Be careful when working with a torch and blowtorch – carefully, using the handle, adjust the strength of the open flame. Work outside in calm weather. There should be a fire extinguisher near the workplace.

Move the burner evenly, without stopping, so that the workpiece burns evenly. If the flame is high, keep the burner 25–30 cm away from the board. Choose the degree of firing yourself: from light darkening to almost black, depending on the desired result. The intensity of firing and the color of the wood depends on the number of processing approaches: the more there are, the darker and “older” the wood is. After processing, the wood can be coated with varnish or wax .

Chemical burning

For chemical brushing, acids (boric, sulfuric, or hydrochloric), and solutions of ammonia, sodium, or potassium hydroxide are used. The liquid is applied to the wood with a brush or rag. Contact with chemicals causes softwood fibers to darken and dry out. Depending on the type of wood, the chemical reaction can take from 30 minutes to several hours. Solutions evaporate quickly, so for better effect, the procedure can be repeated several times.

After the relief appears, the wood is washed with water, while simultaneously passing over the surface with a brush to remove any remaining fibers. Afterwards, you can additionally treat the wood with fine-grained sandpaper to make the relief more noticeable. At the end, the wood can also be coated with varnish or wax to add gloss.

Work with chemicals outside or in a well-ventilated area. Before doing this, put on gloves , protective suit , goggles and a respirator.

Chemical treatment is rarely used: it is long, dangerous and requires special knowledge – you need to know in which case to use this or that chemical. Sometimes chemical brushing of wood is combined with mechanical brushing to speed up the work: soft fibers are removed by chemical treatment, and the relief is ground by mechanical sanding.

Mechanical method

To age wood mechanically, you need brushes with bristles made of metal and nylon, sandpaper, or sponges with an abrasive layer. Processing can be carried out manually or with a grinder with special attachments – brushes. This is the most common method of do-it-yourself brushing at home.

Mechanical brushing can be light or deep. Light texturing is applied only to softwoods. In production, the material is passed through a wood aging machine, which removes the top layer of fibers. At home, this can be done using a hand brush or a sander with a brush attachment.

Deep texturing is also performed using a sander with attachments or on a machine, but this is done with stronger pressure. It is suitable for hardwood so that the pattern becomes brighter, or for soft wood so that the wood has a clearly defined texture.

How to brush wood

For brushing, choose clean, dry boards. If you take wet wood, then during processing and sanding, instead of a smooth relief, a “pile” is formed on the surface of the wood from fibers that have not separated from the wood.

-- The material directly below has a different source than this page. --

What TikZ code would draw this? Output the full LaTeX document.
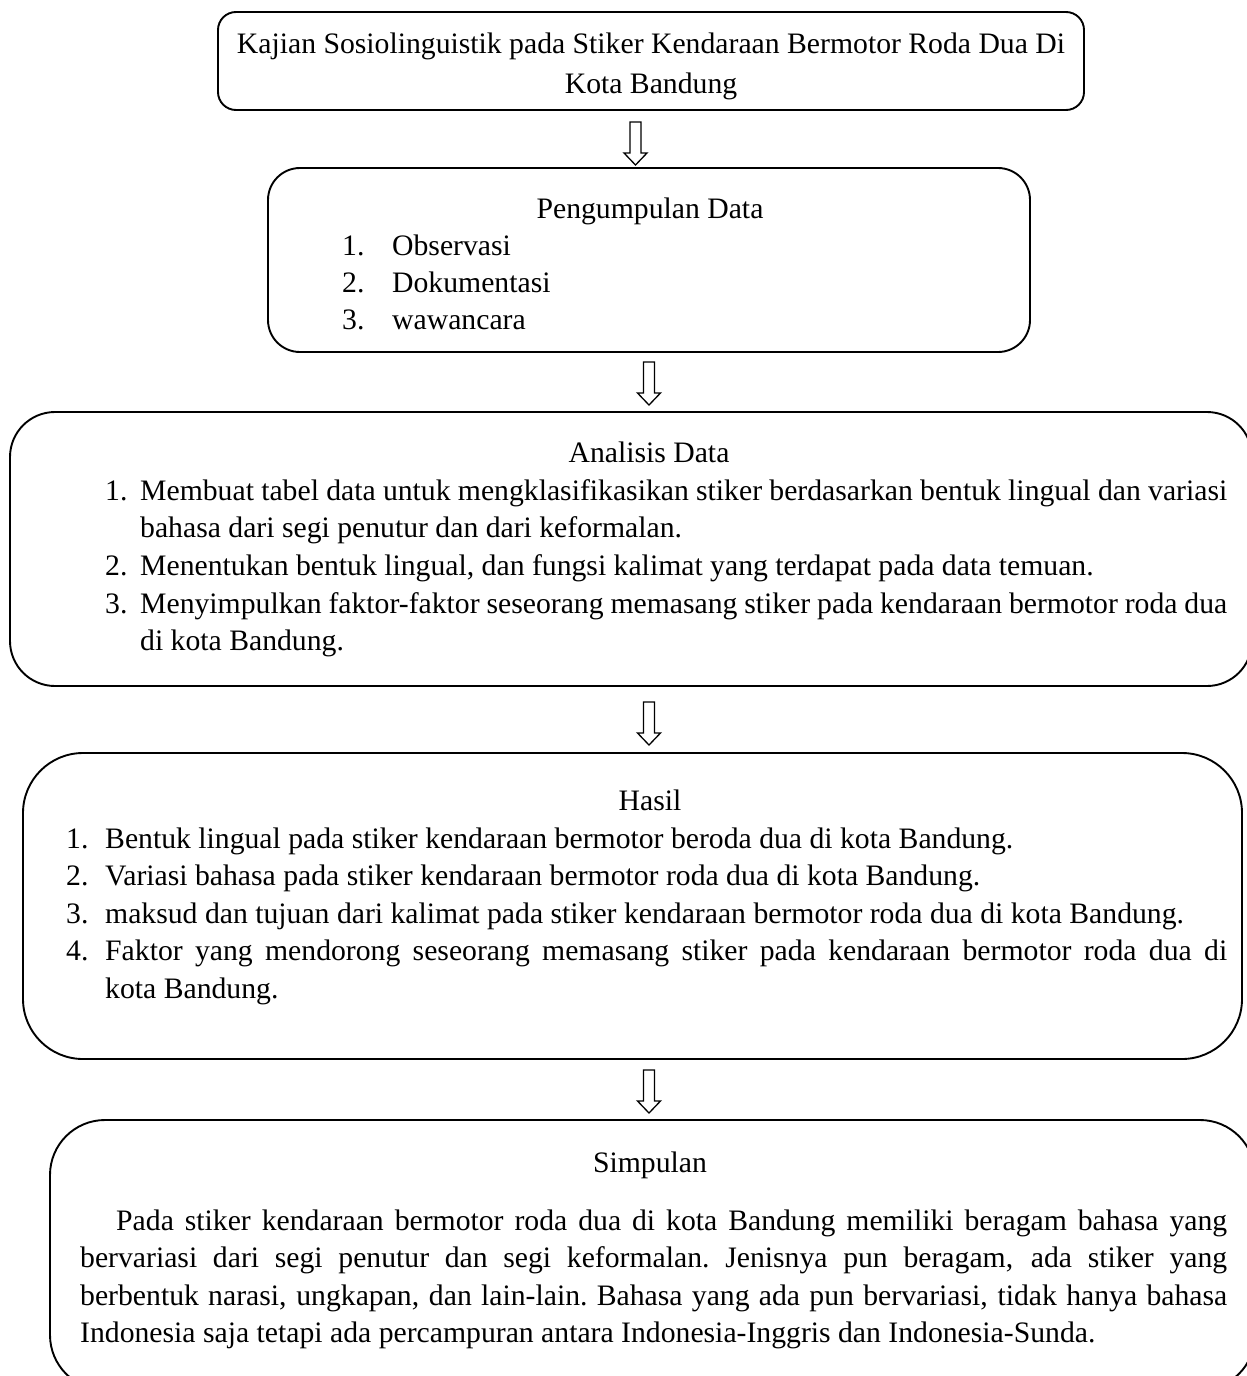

First, sand the wood with a stiff brush or sander with a brush attachment. For work, choose brushes with metal bristles that will remove the top layer of soft fibers. Adjust the number of brush passes and pressure to achieve the desired depth of relief. Do not press too hard, otherwise you can remove the hard growth rings along with the soft fibers. When working, take into account the direction of movement: the brush must go along the fibers so that the pattern appears.

Then take a brush with softer nylon fibers and go over the entire surface again. A nylon brush will carefully sand the surface of unseparated fibers and create a more textured surface. After processing, use a brush to sweep away any dust remaining in the cavities between the fibers.

At the next stage of brushing the wood, you need to remove the smallest fibers so that the board does not cling to clothes and you cannot get splinters on your hands. Take sandpaper of any grit. The smoother the surface you want to get, the smaller the sandpaper grain should be. After sanding, brush the surface again, and then turn the board over and tap the workpiece to completely knock out the dust.

Now you need to treat the wood with a protective agent to extend its service life. If you do not plan to paint the wood, then choose a stain or oil; if you do paint it, choose a wood primer.

The liquid protective agent is applied with a brush, and the oil with a sponge or rag, so that the material is rubbed more tightly into the surface and the lines of the growth rings are brighter.

You can apply paint or transparent varnish (glossy or matte) over the protective agent, or you can leave it uncoated. Before applying any coating, wait until the protectant is completely dry – this will take a couple of hours.

Apply the first coat of paint. Depending on the manufacturer and composition, the paint will dry in 2 hours. When the first layer of paint has dried, the surface can be sanded with sandpaper or a sponge with an abrasive – this will make the relief appear more clearly. Painting can be repeated a couple more times, each time polishing the layer with an abrasive. It is better to varnish in one – at most two layers, so as not to smooth out the grooves in the relief. Both paint and varnish hide the relief, so this method is suitable for wood with deep texture.

If you want to achieve a patina effect, paint the wood a dark color with a brush. When the paint is dry, apply a lighter shade over it, covering the first layer. This should be done with a semi-dry brush. Once the paint has completely dried (about 1 or 2 days), gently sand the surface with medium-grit sandpaper until the underlying layer or even the wood itself begins to show through the top layer. At the end, the treated surface can be varnished.


Brushing will help to artificially age the wood and turn a simple board into a unique decorative item. Wood can be processed mechanically using metal and nylon brushes and sander attachments, burned with an open fire, or using chemicals. It is safest to process wood mechanically. After treatment, the surface must be protected from moisture using oil, stain, or wax.

Brushing wood goes well with painting and patination. In this case, the wood is first brushed, then treated with a primer and painted or varnished.

Brushed wood is most often used in rustic styles: country, Provence, and chalet, although aged furniture can also be found in classic interiors.